The Journeyman has left the master and is recognised as a skilled person in their own right. 'Journeyman' can mean both the right to claim their own wages for a days work (from the French journée – day') or the right to travel away from the master's workshop and set up on their own. But how do you know when the apprenticeship is over? Because the master tells you, and in many crafts you make an 'Apprentice Piece' to show your skill. These are often miniature works so that the journeyman can take them with themselves and show potential clients that they deserve a days pay for their work.

So in our spiritual journey, who tells us we are fit for the road? What do we have to show for it? All too often it seems to me we make the decision for ourselves, taken up in the individualistic spirit of the age.

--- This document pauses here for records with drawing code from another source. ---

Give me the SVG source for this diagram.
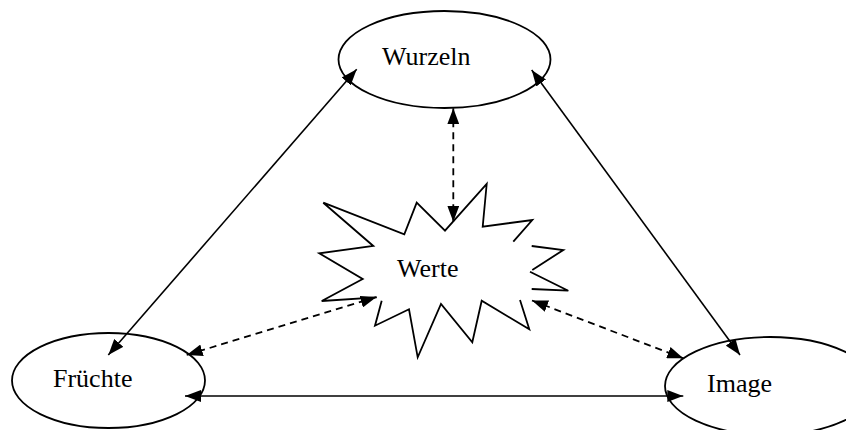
<svg xmlns="http://www.w3.org/2000/svg" width="846" height="430" viewBox="0 0 846 430">
  <style>
    .node ellipse { fill: #fff; stroke: #000; stroke-width: 1.8; }
    .label { font-family: "Liberation Serif", "Times New Roman", serif; font-size: 26px; fill: #000; }
    .burst { fill: none; stroke: #000; stroke-width: 1.8; stroke-linejoin: miter; }
    .solid { stroke: #000; stroke-width: 1.6; fill: none; }
    .dashed { stroke: #000; stroke-width: 1.8; fill: none; stroke-dasharray: 7 5; }
  </style>
  <defs>
    <marker id="head" markerUnits="userSpaceOnUse" markerWidth="16" markerHeight="12" refX="16" refY="6" orient="auto-start-reverse">
      <path d="M0,0 L16,6 L0,12 z" fill="#000"/>
    </marker>
  </defs>

  <rect width="846" height="430" fill="#fff"/>

  <!-- central starburst "Werte" -->
  <g id="werte">
    <polygon points="323.3,202.7 404.3,234.3 416.7,202.7 445,230.7 486.7,184 482.7,226.7 532.3,220 513.3,241.7 531.7,246 563.3,250 532.3,270 530,271.7 568.3,290.7 531.7,289 520,300 529.3,329.3 481.7,300.7 472.3,342.3 441,304 417.7,357.3 409,309.3 375,325.7 381.7,300.7 376.7,297.3 321.7,301 362.7,279 319.3,253.3 373.3,246" fill="#fff" stroke="none"/>
    <polyline class="burst" points="376.7,297.3 321.7,301 362.7,279 319.3,253.3 373.3,246 323.3,202.7 404.3,234.3 416.7,202.7 445,230.7 486.7,184 482.7,226.7 532.3,220 513.3,241.7"/>
    <polyline class="burst" points="531.7,246 563.3,250 532.3,270"/>
    <polyline class="burst" points="530,271.7 568.3,290.7 531.7,289"/>
    <polyline class="burst" points="520,300 529.3,329.3 481.7,300.7 472.3,342.3 441,304 417.7,357.3 409,309.3 375,325.7 381.7,300.7"/>
    <text class="label" x="397" y="277">Werte</text>
  </g>

  <g id="wurzeln" class="node">
    <ellipse cx="444.5" cy="59.5" rx="106" ry="48.5"/>
    <text class="label" x="382" y="65">Wurzeln</text>
  </g>

  <g id="fruechte" class="node">
    <ellipse cx="108.5" cy="380.5" rx="96.5" ry="47.5"/>
    <text class="label" x="53" y="387">Früchte</text>
  </g>

  <g id="image" class="node">
    <ellipse cx="770" cy="386" rx="105" ry="49"/>
    <text class="label" x="707" y="392">Image</text>
  </g>

  <!-- connectors -->
  <g id="connectors">
    <line class="solid" x1="108.3" y1="355" x2="356.7" y2="69.3" marker-start="url(#head)" marker-end="url(#head)"/>
    <line class="solid" x1="531.7" y1="70" x2="740" y2="355" marker-start="url(#head)" marker-end="url(#head)"/>
    <line class="solid" x1="185" y1="396" x2="683.3" y2="396" marker-start="url(#head)" marker-end="url(#head)"/>
    <line class="dashed" x1="453.3" y1="108.3" x2="453.3" y2="221.7" marker-start="url(#head)" marker-end="url(#head)"/>
    <line class="dashed" x1="186.7" y1="355" x2="376.5" y2="297" marker-start="url(#head)" marker-end="url(#head)"/>
    <line class="dashed" x1="532" y1="300.5" x2="683.3" y2="358.3" marker-start="url(#head)" marker-end="url(#head)"/>
  </g>
</svg>
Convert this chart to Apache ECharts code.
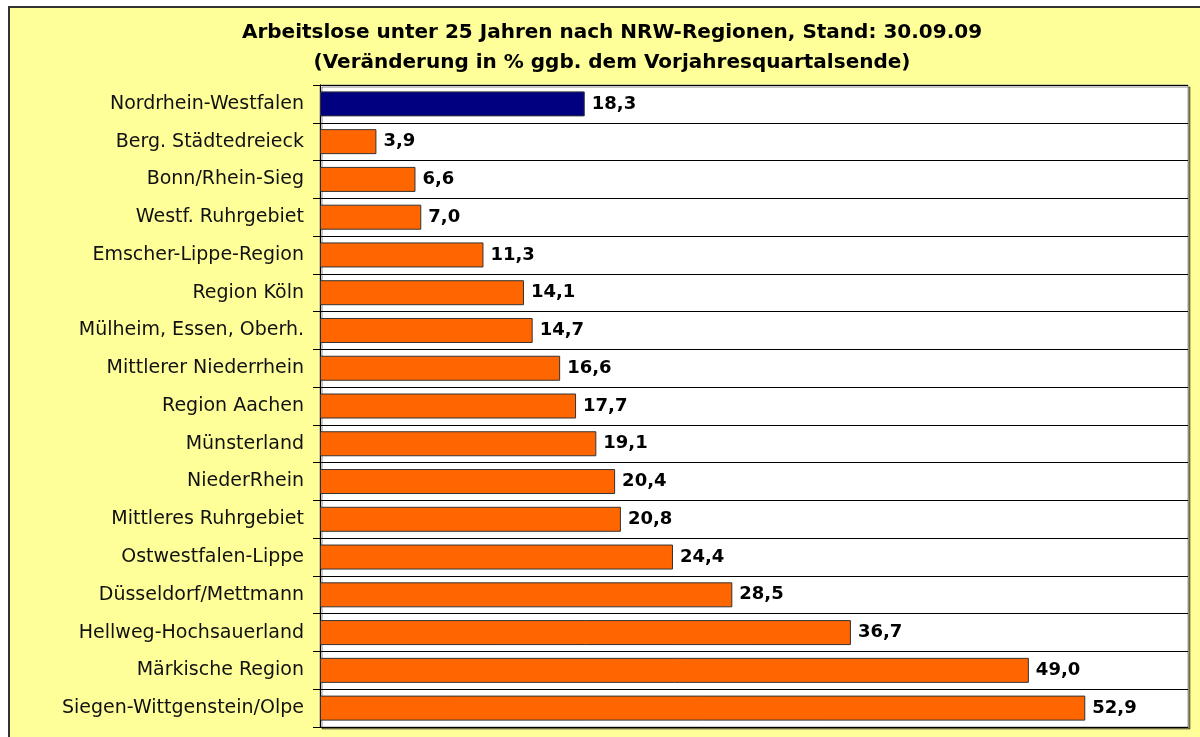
<!DOCTYPE html>
<html>
<head>
<meta charset="utf-8">
<script src="https://cdn.jsdelivr.net/npm/echarts@6/dist/echarts.min.js"></script>
<style>
html,body{margin:0;padding:0;background:#fff;width:1200px;height:737px;overflow:hidden;}
#frame{position:absolute;left:8px;top:6px;width:1192px;height:731px;background:#FFFF99;border-left:2px solid #333;border-top:2px solid #333;box-sizing:border-box;}
#chart{position:absolute;left:0;top:0;width:1200px;height:737px;}
</style>
</head>
<body>
<div id="frame"></div>
<div id="chart"></div>
<script>
const titleLines = ["Arbeitslose unter 25 Jahren nach NRW-Regionen, Stand: 30.09.09", "(Veränderung in % ggb. dem Vorjahresquartalsende)"];
const categories = ["Nordrhein-Westfalen","Berg. Städtedreieck","Bonn/Rhein-Sieg","Westf. Ruhrgebiet","Emscher-Lippe-Region","Region Köln","Mülheim, Essen, Oberh.","Mittlerer Niederrhein","Region Aachen","Münsterland","NiederRhein","Mittleres Ruhrgebiet","Ostwestfalen-Lippe","Düsseldorf/Mettmann","Hellweg-Hochsauerland","Märkische Region","Siegen-Wittgenstein/Olpe"];
const values = [18.3,3.9,6.6,7.0,11.3,14.1,14.7,16.6,17.7,19.1,20.4,20.8,24.4,28.5,36.7,49.0,52.9];
const highlightIndex = 0;

const chart = echarts.init(document.getElementById('chart'), null, {renderer:'canvas'});
const font = '"DejaVu Sans", sans-serif';
chart.setOption({
  backgroundColor: 'transparent',
  animation: false,
  title: {
    text: titleLines.join('\n'),
    left: 607, top: 13, textAlign: 'center',
    textStyle: {fontFamily: font, fontSize: 20, fontWeight: 'bold', color: '#000', lineHeight: 30}
  },
  grid: {
    left: 320, top: 85, width: 868, height: 642,
    show: true, backgroundColor: '#fff', borderColor: '#999', borderWidth: 1,
    shadowColor: 'rgba(0,0,0,0.45)', shadowOffsetX: 2, shadowOffsetY: 2, shadowBlur: 0
  },
  xAxis: {type: 'value', min: 0, max: 60, show: false},
  yAxis: {
    type: 'category', data: categories, inverse: true,
    axisLine: {show: true, lineStyle: {color: '#000', width: 1}},
    axisTick: {show: true, length: 7, lineStyle: {color: '#000'}},
    splitLine: {show: true, lineStyle: {color: '#000', width: 1}},
    axisLabel: {fontFamily: font, fontSize: 19, color: '#111', margin: 16}
  },
  series: [{
    type: 'bar', barWidth: 25,
    data: values.map((v, i) => ({value: v, itemStyle: {color: i === highlightIndex ? '#000080' : '#FF6600'}})),
    itemStyle: {borderColor: '#333', borderWidth: 1},
    label: {show: true, position: 'right', distance: 7, fontFamily: font, fontSize: 18, fontWeight: 'bold', color: '#000',
      formatter: p => p.value.toFixed(1).replace('.', ',')}
  }]
});
</script>
</body>
</html>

We think we can strike out on our own because of some little thing, and no one tells us otherwise. The apprentice is told by the master 'I have shown you all I know' – or possibly just – 'I have shown you all you can take in' for we are not all equally skilled. The client looks at your work-piece and declares 'Yes I will pay you'. The recognition comes from without and is given to us by grace.

And so the journeyman sets up shop and makes a living in the community. But the journeyman is not a master, and all self-respecting craftspeople know this. When and how do they become a master? Again the recognition comes from without, from the community the journeyman has settled in. When the parents or guardians of a young person approaches them and asks the journeyman to take them on as an apprentice. And the cycle of life turns and starts around again.

The discipline of practical apprenticeship and mastery of skills has much to teach us spiritually, especially us Quakers, for we 'Do It Together'.

Furthermore the discipline of application of  practical skill teaches us about our spiritual lives directly. The mastery of practical skills in the world directly translates into enabling our relationships with one-another. The need to work out how to turn a material object into something useful and beautiful – including getting the best sound out of your musical instrument – teaches us to stay with the problem and discover the solution from within the material, which in turn teaches us to engage in dialogue with others, and not to force ourselves on others. The need to find the best and easiest way to get the result we are looking for without laborious working and reworking teaches us to be tentative with the material and so to be tentative in our dealings with other people, to listen and consider ourselves perhaps mistaken. And above all, the need to deal objectively with the world, to confront the material objectivity of the other teaches us empathy with both the materials we work with and with other people. Hear Richard Sennet on this.

The master truly knows the meaning of 'For whosoever will save his life shall lose it: and whosoever will lose his life for my sake shall find it.' (Matthew 16.25). The master transcends the self and becomes one with the work, and then in the work discovers themselves.